The exact date on this old Honeycomb Cereal commercial is sort of... debatable. I think it originally started airing in the very late 1980's but Honeycomb continued to air it for a long, long time afterword... well into the 90's. For good reason too, it's Andre the Giant stealing Honeycomb cereal from some kids in a treehouse. Presumably from the ground he could reach the windows of said treehouse. After-all this is Andre the Giant we are talking about, the man was seven foot four and scary as hell. If Andre the Giant wants my Honeycomb cereal the man can have it! I also have to wonder just how many boxes of cereal he could eat in one sitting. And how many gallons of milk it would take on top of that. For those wondering this clearly relates to the summer months because the kids are in a treehouse. I win on a technicality on this one. If you disagree, Andre the Giant will break into your house and steal your breakfast cereal!
Hawaiian Punch (1992)
We started this article with Kool-Aid and we are going to end this article with Kool-Aid's number one rival, Hawaiian Punch. Hawaiian Punch was anything but new in the 1990s, as a matter of fact it dates all the way back to 1934 (though it started life out as an Ice Cream topping, it wouldn't turn into drink form until 1962). Hawaiian Punch had been around the block and had a nice little corner of the market but apparently this was not enough, as our airwaves suddenly became flooded with Hawaiian Punch commercials. You seriously could not avoid the product even if you tried. It was on our TV's, in the stores, on billboards, in magazines. It had tie-in associations with other products, such as Lunchables. Hawaiian Punch was determined to be the drink of choice for every kid come Summer Vacation.

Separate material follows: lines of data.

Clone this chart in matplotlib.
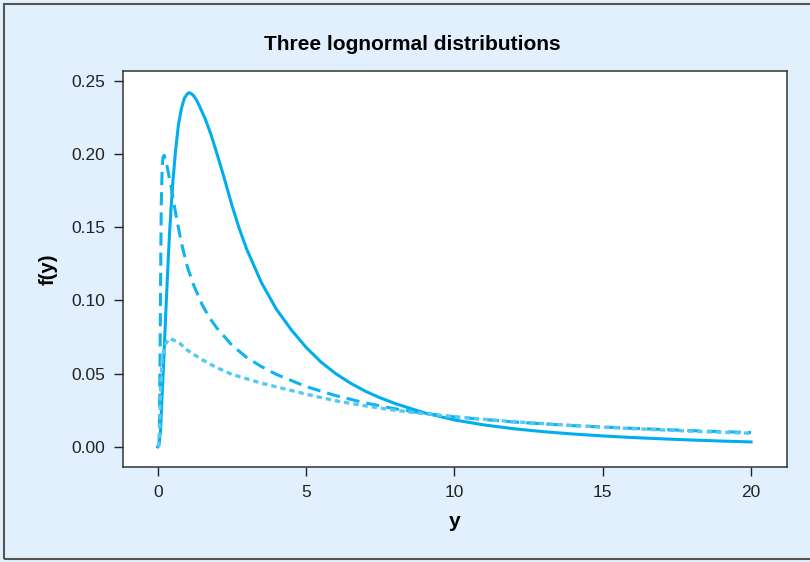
import matplotlib
matplotlib.use("Agg")
import matplotlib.pyplot as plt
from matplotlib.patches import Rectangle

plt.rcParams["font.family"] = ["Liberation Sans", "DejaVu Sans"]

# values
y_solid = [0, 0.05, 0.1, 0.15, 0.2, 0.25, 0.3, 0.35, 0.4, 0.45, 0.5, 0.6, 0.7, 0.8, 0.9,
           1.0, 1.05, 1.1, 1.2, 1.3, 1.4, 1.6, 1.8, 2.0, 2.25, 2.5, 2.75, 3.0, 3.5, 4.0,
           4.5, 5.0, 5.5, 6.0, 6.5, 7.0, 7.5, 8.0, 9.0, 10.0, 11.0, 12.0, 13.0, 14.0,
           15.0, 16.0, 17.0, 18.0, 19.0, 20.0]
f_solid = [0, 0.002, 0.012, 0.036, 0.057, 0.081, 0.104, 0.126, 0.146, 0.163, 0.178, 0.202,
           0.220, 0.231, 0.238, 0.241, 0.2418, 0.2415, 0.240, 0.237, 0.233, 0.224, 0.213,
           0.200, 0.183, 0.165, 0.149, 0.135, 0.112, 0.094, 0.080, 0.068, 0.058, 0.050,
           0.0435, 0.038, 0.0335, 0.0296, 0.0232, 0.0184, 0.0150, 0.0124, 0.0104, 0.0088,
           0.0075, 0.0064, 0.0055, 0.0047, 0.0040, 0.0034]

y_dashed = [0, 0.05, 0.08, 0.1, 0.12, 0.15, 0.18, 0.22, 0.27, 0.35, 0.45, 0.6, 0.8, 1.0,
            1.2, 1.5, 1.75, 2.0, 2.5, 3.0, 3.5, 4.0, 5.0, 6.0, 7.0, 8.0, 9.0, 10.0, 12.0,
            14.0, 16.0, 18.0, 20.0]
f_dashed = [0, 0.002, 0.06, 0.12, 0.165, 0.19, 0.198, 0.199, 0.196, 0.188, 0.178, 0.160,
            0.139, 0.123, 0.111, 0.097, 0.088, 0.081, 0.0695, 0.061, 0.0548, 0.0495,
            0.0412, 0.0350, 0.0300, 0.0260, 0.0229, 0.0205, 0.0170, 0.0145, 0.0127,
            0.0111, 0.0098]

y_dotted = [0, 0.05, 0.1, 0.15, 0.25, 0.4, 0.7, 1.0, 1.5, 2.0, 2.5, 3.0, 3.5, 4.0, 5.0,
            6.0, 7.0, 8.0, 9.0, 10.0, 12.0, 14.0, 16.0, 18.0, 20.0]
f_dotted = [0, 0.002, 0.04, 0.06, 0.070, 0.074, 0.0715, 0.066, 0.0595, 0.054, 0.0495,
            0.0465, 0.0435, 0.041, 0.036, 0.0315, 0.028, 0.025, 0.0226, 0.0206, 0.0172,
            0.0146, 0.0125, 0.0107, 0.0093]

x_ticks = [0, 5, 10, 15, 20]
y_ticks = [0.00, 0.05, 0.10, 0.15, 0.20, 0.25]

bg = "#E1F0FC"
fig = plt.figure(figsize=(8.1, 5.62), dpi=100, facecolor=bg)
fig.patches.append(Rectangle((0.005, 0.005), 1.1, 0.988, transform=fig.transFigure,
                             fill=False, edgecolor="#555555", linewidth=1.5))
ax = fig.add_axes([0.1522, 0.1696, 0.819, 0.7041])
ax.set_facecolor("white")

ax.plot(y_solid, f_solid, color="#00AEEF", lw=2.2)
ax.plot(y_dashed, f_dashed, color="#0DB4EE", lw=2.2, dashes=(4.3, 2.3))
ax.plot(y_dotted, f_dotted, color="#55C8F3", lw=2.4, dashes=(1.6, 1.2))

ax.set_xlim(-1.16, 21.2)
ax.set_ylim(-0.0135, 0.2566)
ax.set_xticks(x_ticks)
ax.set_yticks(y_ticks)
ax.set_xticklabels([str(t) for t in x_ticks])
ax.set_yticklabels([f"{t:.2f}" for t in y_ticks])
ax.tick_params(direction="out", length=6.5, width=1, colors="#222222", labelsize=12.5,
               pad=6.5)
for s in ax.spines.values():
    s.set_color("#333333")
    s.set_linewidth(1.1)

ax.set_xlabel("y", fontsize=15, fontweight="bold", labelpad=9)
ax.set_ylabel("f(y)", fontsize=14.5, fontweight="bold", labelpad=10)
fig.text(412 / 810, 1 - 45 / 562, "Three lognormal distributions", ha="center",
         va="center", fontsize=15, fontweight="bold")

fig.savefig("out.png", dpi=100, facecolor=bg)
plt.close(fig)
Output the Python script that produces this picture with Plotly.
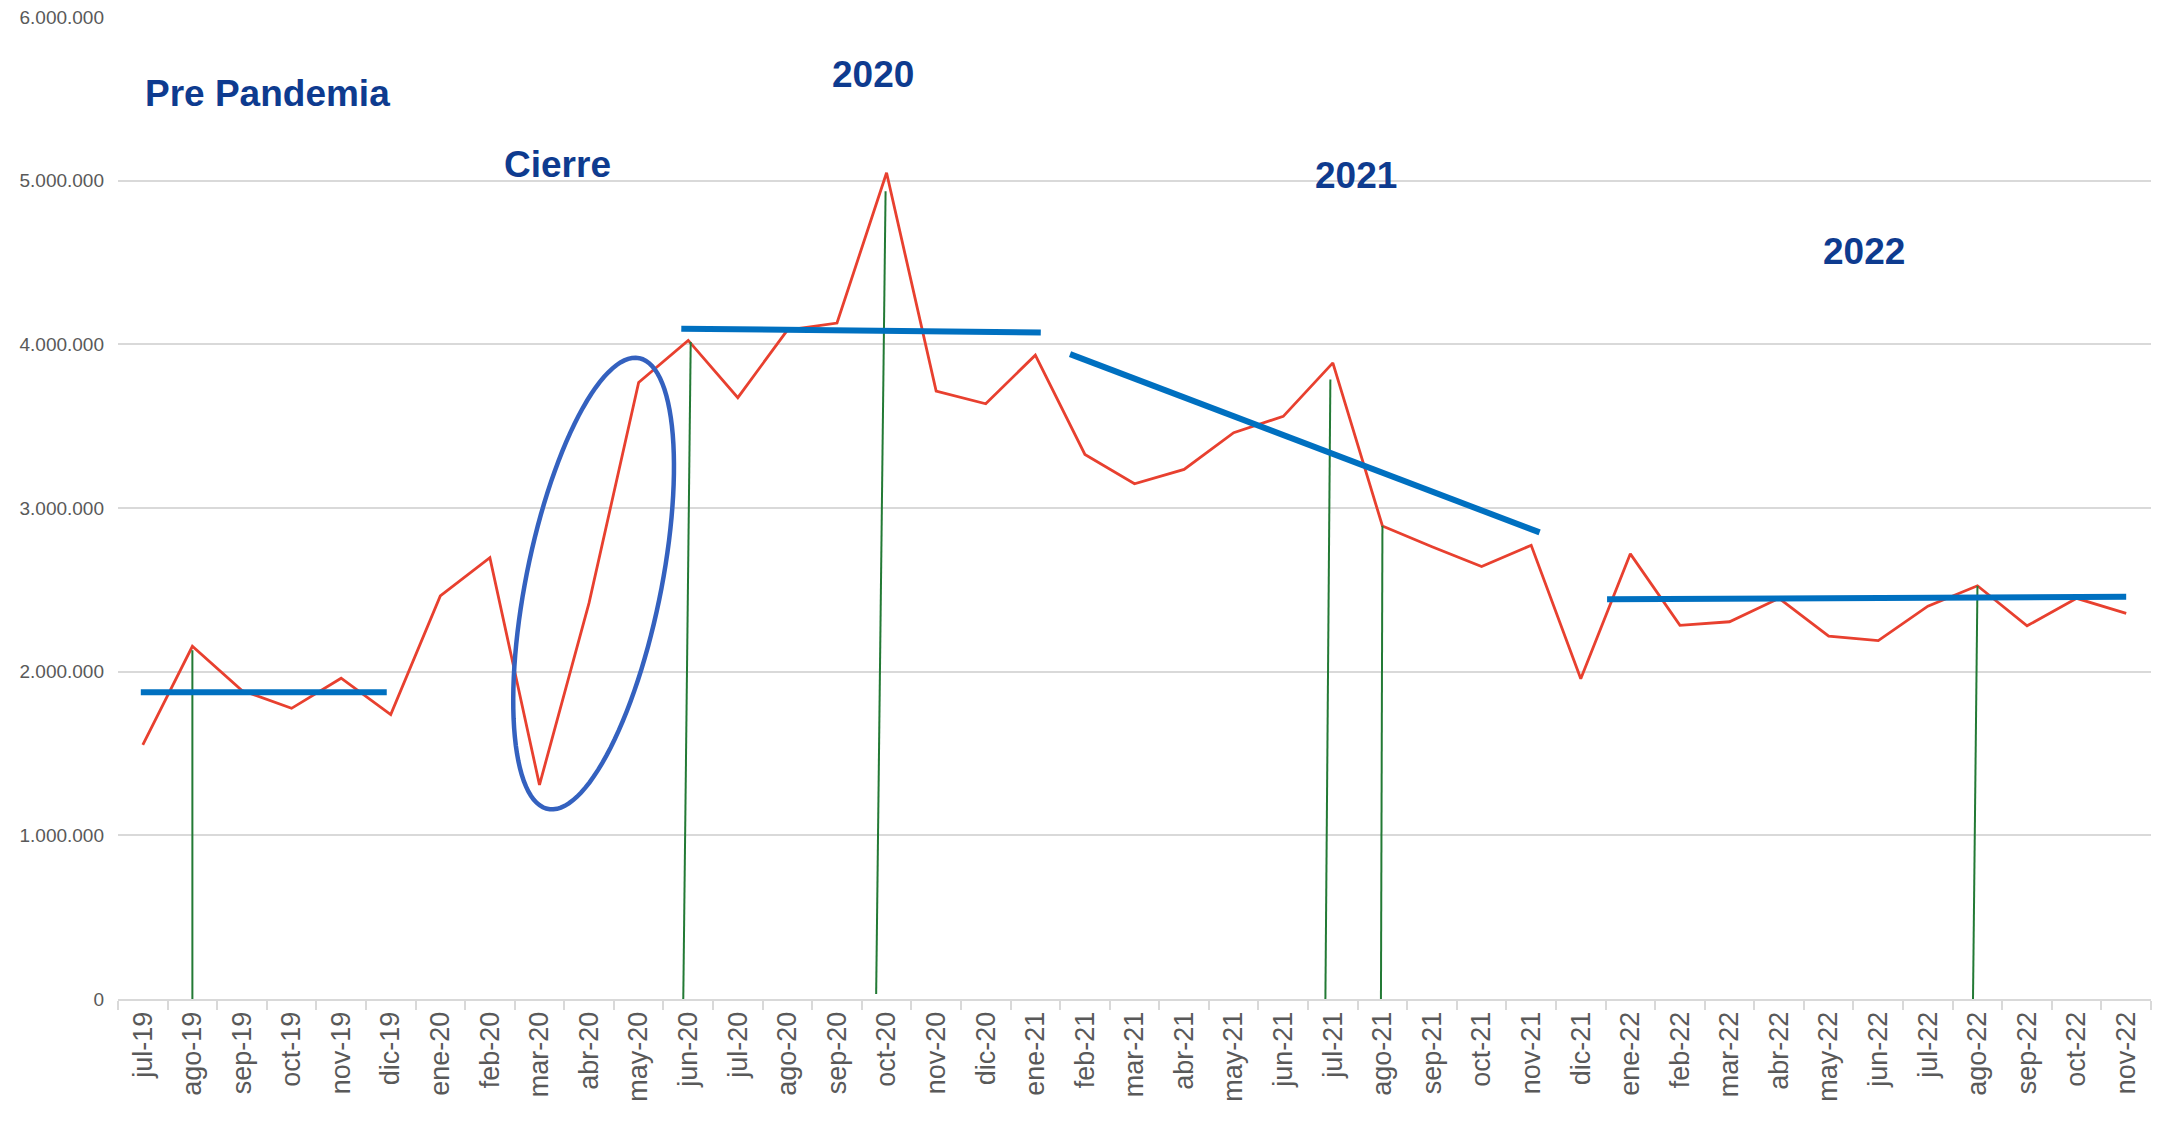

There was one very important thing that they forgot, Kool-Aid is Kool-Aid and half the fun of Kool-Aid is making it. Hawaiian Punch came in predominately one flavor, red (though as you can see by this commercial they attempted to expand to other flavors) and was already a finished product. There was nothing outright wrong with Hawaiian Punch, as a matter of fact it is a fine drink to have on a hot summer day. But it never was and never will be Kool-Aid. No matter how much the Hawaiian Punch people tried to be number one... they will always be number two.
I've probably over dramatized the situation here. While I'd like to think that the Kool-Aid folk fought tooth and nail with the Hawaiian Punch people for global domination of the home beverage market, this is probably not the case. But in 1992... to a five year old, it sure felt like this is what was going on. And besides it makes for a more interesting discussion than "Hawaiian Punch now comes with four extra flavors" and toxic neon colored children. I wonder if they all used some of that Coppertone Kids Colorblock prior to this video shoot?